------ Data entries

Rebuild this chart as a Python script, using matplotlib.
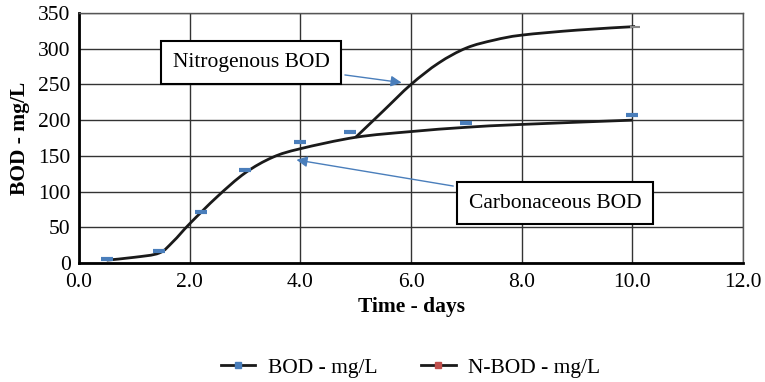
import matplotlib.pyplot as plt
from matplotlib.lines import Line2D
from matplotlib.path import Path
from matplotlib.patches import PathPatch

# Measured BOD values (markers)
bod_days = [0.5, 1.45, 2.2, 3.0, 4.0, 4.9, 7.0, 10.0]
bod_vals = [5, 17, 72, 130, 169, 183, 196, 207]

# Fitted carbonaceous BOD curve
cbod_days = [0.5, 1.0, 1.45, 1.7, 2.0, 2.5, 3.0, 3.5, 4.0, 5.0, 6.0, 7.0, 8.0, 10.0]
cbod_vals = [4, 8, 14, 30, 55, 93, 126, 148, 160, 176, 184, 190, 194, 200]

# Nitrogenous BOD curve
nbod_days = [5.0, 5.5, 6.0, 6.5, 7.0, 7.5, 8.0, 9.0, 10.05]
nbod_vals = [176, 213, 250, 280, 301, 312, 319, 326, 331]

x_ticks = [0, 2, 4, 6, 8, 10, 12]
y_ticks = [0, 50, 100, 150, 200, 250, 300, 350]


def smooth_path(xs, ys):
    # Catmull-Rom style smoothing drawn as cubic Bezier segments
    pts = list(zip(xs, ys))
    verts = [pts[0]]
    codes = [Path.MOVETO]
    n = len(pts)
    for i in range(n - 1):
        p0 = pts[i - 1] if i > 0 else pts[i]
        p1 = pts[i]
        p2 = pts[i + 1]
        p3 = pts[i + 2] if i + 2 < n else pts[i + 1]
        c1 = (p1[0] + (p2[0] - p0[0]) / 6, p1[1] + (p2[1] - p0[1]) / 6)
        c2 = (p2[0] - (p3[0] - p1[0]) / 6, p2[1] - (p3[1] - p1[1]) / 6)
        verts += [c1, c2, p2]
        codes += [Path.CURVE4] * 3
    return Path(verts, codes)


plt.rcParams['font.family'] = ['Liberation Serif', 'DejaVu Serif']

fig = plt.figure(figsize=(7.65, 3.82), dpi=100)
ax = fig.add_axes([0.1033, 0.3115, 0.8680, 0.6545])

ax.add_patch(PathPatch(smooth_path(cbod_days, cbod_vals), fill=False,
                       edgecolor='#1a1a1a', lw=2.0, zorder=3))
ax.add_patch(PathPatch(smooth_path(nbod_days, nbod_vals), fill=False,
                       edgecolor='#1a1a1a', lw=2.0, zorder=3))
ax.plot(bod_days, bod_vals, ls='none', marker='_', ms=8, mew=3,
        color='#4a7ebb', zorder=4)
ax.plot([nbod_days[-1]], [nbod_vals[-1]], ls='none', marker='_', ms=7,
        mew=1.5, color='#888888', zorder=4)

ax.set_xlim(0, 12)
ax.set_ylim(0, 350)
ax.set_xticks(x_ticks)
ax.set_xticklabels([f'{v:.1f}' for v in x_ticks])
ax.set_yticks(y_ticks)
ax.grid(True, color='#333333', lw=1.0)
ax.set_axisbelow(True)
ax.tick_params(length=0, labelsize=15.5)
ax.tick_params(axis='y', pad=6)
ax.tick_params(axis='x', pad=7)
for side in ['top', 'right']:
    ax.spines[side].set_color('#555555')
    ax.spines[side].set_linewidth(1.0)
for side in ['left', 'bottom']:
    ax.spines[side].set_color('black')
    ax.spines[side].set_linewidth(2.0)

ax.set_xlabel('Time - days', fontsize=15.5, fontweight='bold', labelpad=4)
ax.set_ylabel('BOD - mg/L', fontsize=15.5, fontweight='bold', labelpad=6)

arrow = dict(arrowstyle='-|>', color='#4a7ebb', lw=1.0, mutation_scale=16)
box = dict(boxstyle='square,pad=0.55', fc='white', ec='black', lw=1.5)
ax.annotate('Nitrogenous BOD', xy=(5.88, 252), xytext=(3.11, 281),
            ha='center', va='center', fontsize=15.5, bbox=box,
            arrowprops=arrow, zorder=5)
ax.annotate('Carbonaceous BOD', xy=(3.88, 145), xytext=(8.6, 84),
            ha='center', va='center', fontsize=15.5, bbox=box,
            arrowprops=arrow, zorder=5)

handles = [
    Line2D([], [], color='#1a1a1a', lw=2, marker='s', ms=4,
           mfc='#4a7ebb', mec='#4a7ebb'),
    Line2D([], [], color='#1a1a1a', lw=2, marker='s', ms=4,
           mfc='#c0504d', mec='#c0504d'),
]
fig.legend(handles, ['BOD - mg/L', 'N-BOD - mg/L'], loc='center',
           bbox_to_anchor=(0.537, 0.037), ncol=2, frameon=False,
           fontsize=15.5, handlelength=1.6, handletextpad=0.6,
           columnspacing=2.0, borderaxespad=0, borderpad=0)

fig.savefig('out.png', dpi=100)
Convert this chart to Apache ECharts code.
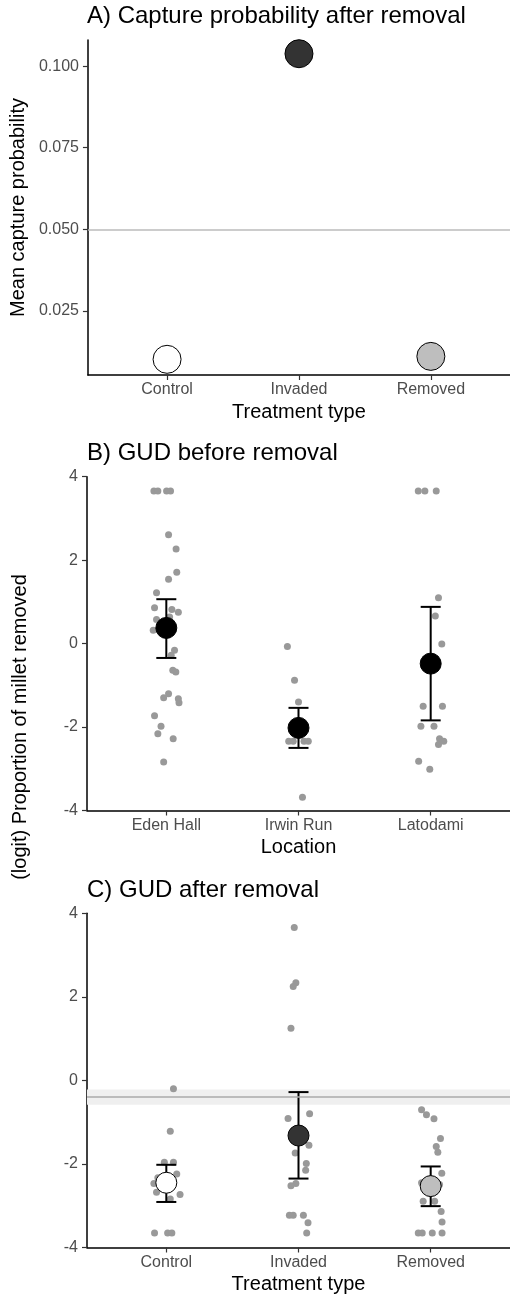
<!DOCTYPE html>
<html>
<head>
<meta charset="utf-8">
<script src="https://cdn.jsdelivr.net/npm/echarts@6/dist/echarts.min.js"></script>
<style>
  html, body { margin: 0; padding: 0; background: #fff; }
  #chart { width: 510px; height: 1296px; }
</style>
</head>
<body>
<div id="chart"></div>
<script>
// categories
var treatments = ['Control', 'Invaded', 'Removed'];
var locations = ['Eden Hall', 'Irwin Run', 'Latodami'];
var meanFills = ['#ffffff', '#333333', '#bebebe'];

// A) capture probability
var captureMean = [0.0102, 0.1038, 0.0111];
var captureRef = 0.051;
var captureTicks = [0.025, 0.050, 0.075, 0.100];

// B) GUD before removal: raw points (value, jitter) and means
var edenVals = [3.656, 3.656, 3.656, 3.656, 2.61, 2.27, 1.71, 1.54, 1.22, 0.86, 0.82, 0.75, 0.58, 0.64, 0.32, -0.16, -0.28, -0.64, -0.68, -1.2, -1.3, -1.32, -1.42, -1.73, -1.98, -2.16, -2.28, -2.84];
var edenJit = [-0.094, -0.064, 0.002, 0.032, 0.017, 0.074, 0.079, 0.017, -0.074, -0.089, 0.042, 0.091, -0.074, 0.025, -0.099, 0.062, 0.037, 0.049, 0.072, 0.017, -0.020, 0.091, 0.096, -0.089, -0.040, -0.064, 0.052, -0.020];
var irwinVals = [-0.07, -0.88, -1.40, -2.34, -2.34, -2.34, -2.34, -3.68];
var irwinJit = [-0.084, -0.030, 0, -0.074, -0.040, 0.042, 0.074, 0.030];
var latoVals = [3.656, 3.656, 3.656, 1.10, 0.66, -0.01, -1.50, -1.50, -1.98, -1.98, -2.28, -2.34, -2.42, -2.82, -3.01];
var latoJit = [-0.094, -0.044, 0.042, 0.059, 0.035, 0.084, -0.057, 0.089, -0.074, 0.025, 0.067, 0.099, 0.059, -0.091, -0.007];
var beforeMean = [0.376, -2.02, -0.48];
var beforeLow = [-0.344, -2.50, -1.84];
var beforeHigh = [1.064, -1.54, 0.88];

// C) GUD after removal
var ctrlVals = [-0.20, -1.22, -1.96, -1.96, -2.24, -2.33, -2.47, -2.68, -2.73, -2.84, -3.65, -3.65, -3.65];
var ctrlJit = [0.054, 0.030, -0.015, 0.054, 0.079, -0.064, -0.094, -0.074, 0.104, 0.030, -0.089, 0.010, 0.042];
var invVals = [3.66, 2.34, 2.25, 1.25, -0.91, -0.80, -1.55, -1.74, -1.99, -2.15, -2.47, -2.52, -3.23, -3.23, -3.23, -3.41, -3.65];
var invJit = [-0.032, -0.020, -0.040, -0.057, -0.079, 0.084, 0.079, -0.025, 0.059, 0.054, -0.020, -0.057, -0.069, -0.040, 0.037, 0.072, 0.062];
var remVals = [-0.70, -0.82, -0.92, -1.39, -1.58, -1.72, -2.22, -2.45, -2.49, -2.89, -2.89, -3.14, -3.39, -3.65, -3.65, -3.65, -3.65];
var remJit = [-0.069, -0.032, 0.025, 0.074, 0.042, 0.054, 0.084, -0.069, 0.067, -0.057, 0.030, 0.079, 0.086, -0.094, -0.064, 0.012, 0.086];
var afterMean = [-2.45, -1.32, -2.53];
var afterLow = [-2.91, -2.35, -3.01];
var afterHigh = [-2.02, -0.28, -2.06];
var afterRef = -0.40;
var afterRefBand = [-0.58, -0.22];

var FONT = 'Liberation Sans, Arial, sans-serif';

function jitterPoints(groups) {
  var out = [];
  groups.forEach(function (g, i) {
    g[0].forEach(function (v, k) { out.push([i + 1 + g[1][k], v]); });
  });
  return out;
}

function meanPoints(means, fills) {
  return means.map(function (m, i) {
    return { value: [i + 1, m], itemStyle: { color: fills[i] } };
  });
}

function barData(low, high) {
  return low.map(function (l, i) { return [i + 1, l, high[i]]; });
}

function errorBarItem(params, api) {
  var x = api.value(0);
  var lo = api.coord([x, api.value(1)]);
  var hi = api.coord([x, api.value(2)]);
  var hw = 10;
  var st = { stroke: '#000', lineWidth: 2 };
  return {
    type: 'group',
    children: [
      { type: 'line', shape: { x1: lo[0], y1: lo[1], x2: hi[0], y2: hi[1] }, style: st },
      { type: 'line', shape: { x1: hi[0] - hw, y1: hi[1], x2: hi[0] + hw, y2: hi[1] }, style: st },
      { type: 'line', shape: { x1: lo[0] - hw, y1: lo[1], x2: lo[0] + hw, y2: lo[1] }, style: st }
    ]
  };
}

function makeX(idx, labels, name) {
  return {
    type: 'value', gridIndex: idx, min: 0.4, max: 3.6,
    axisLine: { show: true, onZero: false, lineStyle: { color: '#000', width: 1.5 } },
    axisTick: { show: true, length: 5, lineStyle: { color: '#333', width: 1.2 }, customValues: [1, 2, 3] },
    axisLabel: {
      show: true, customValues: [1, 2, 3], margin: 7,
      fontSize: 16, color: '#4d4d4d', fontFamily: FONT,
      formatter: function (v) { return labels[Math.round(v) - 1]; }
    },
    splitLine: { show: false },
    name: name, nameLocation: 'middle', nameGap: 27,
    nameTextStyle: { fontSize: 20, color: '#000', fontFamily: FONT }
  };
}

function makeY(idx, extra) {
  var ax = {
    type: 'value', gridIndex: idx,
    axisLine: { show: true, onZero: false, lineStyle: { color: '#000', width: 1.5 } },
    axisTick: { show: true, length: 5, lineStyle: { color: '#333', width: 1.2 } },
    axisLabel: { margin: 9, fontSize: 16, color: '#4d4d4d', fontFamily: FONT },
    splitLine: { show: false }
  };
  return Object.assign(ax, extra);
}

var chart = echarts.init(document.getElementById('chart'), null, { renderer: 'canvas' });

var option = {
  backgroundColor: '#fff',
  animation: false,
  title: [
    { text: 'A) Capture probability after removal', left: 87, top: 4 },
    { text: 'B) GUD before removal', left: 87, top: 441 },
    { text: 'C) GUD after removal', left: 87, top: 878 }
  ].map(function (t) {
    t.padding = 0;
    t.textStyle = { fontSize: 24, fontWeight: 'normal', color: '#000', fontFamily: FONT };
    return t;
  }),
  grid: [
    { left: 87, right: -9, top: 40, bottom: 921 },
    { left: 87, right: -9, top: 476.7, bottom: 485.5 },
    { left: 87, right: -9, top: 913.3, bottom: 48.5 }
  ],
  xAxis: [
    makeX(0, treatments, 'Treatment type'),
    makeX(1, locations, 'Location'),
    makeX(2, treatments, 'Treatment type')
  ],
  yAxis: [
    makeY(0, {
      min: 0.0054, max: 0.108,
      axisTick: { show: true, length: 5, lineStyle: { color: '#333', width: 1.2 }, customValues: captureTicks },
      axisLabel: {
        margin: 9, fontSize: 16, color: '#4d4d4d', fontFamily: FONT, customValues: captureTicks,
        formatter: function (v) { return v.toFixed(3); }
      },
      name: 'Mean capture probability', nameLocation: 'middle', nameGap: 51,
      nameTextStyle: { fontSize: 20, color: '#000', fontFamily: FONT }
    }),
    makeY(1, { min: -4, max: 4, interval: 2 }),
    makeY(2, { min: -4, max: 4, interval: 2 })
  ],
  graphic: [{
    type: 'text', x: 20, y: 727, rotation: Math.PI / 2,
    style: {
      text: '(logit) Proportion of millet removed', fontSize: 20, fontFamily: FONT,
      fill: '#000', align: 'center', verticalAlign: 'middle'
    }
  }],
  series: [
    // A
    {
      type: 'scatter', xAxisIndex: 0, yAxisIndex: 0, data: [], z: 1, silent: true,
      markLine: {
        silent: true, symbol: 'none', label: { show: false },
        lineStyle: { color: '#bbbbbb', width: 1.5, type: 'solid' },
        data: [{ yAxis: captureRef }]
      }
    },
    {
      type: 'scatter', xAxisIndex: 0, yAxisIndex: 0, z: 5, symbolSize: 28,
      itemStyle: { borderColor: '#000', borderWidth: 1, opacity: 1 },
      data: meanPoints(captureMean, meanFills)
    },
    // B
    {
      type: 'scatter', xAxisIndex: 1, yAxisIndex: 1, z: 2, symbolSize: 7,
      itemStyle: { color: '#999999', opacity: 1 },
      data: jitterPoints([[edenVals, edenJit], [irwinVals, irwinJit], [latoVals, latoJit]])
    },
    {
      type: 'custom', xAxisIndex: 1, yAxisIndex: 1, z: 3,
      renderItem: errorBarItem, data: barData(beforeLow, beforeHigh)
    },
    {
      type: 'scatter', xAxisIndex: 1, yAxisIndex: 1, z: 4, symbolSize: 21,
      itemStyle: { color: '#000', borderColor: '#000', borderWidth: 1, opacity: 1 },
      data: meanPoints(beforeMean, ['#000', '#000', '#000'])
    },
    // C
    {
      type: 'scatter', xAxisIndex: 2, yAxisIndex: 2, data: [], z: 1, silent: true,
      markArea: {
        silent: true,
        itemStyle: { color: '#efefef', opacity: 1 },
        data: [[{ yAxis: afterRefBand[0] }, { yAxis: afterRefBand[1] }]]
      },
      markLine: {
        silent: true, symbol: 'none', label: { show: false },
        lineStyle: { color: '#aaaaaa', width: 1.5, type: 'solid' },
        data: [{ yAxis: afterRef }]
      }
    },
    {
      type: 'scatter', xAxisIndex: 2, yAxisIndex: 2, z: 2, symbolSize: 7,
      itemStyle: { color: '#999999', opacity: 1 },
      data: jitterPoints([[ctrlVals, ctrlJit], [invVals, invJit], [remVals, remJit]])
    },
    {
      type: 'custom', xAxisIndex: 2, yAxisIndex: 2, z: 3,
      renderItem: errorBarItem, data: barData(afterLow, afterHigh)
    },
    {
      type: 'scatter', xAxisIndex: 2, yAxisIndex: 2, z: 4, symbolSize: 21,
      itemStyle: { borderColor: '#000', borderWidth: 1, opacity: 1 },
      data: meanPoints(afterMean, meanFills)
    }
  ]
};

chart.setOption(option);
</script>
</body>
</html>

------------

### Exercise description
Transcribe, from the records above, the first line and every line after it up to and including the line with "y_ticks = [0, 50, 100, 150, 200, 250, 300, 350]"; omit pictures.

### Result of the task
Rebuild this chart as a Python script, using matplotlib.
import matplotlib.pyplot as plt
from matplotlib.lines import Line2D
from matplotlib.path import Path
from matplotlib.patches import PathPatch

# Measured BOD values (markers)
bod_days = [0.5, 1.45, 2.2, 3.0, 4.0, 4.9, 7.0, 10.0]
bod_vals = [5, 17, 72, 130, 169, 183, 196, 207]

# Fitted carbonaceous BOD curve
cbod_days = [0.5, 1.0, 1.45, 1.7, 2.0, 2.5, 3.0, 3.5, 4.0, 5.0, 6.0, 7.0, 8.0, 10.0]
cbod_vals = [4, 8, 14, 30, 55, 93, 126, 148, 160, 176, 184, 190, 194, 200]

# Nitrogenous BOD curve
nbod_days = [5.0, 5.5, 6.0, 6.5, 7.0, 7.5, 8.0, 9.0, 10.05]
nbod_vals = [176, 213, 250, 280, 301, 312, 319, 326, 331]

x_ticks = [0, 2, 4, 6, 8, 10, 12]
y_ticks = [0, 50, 100, 150, 200, 250, 300, 350]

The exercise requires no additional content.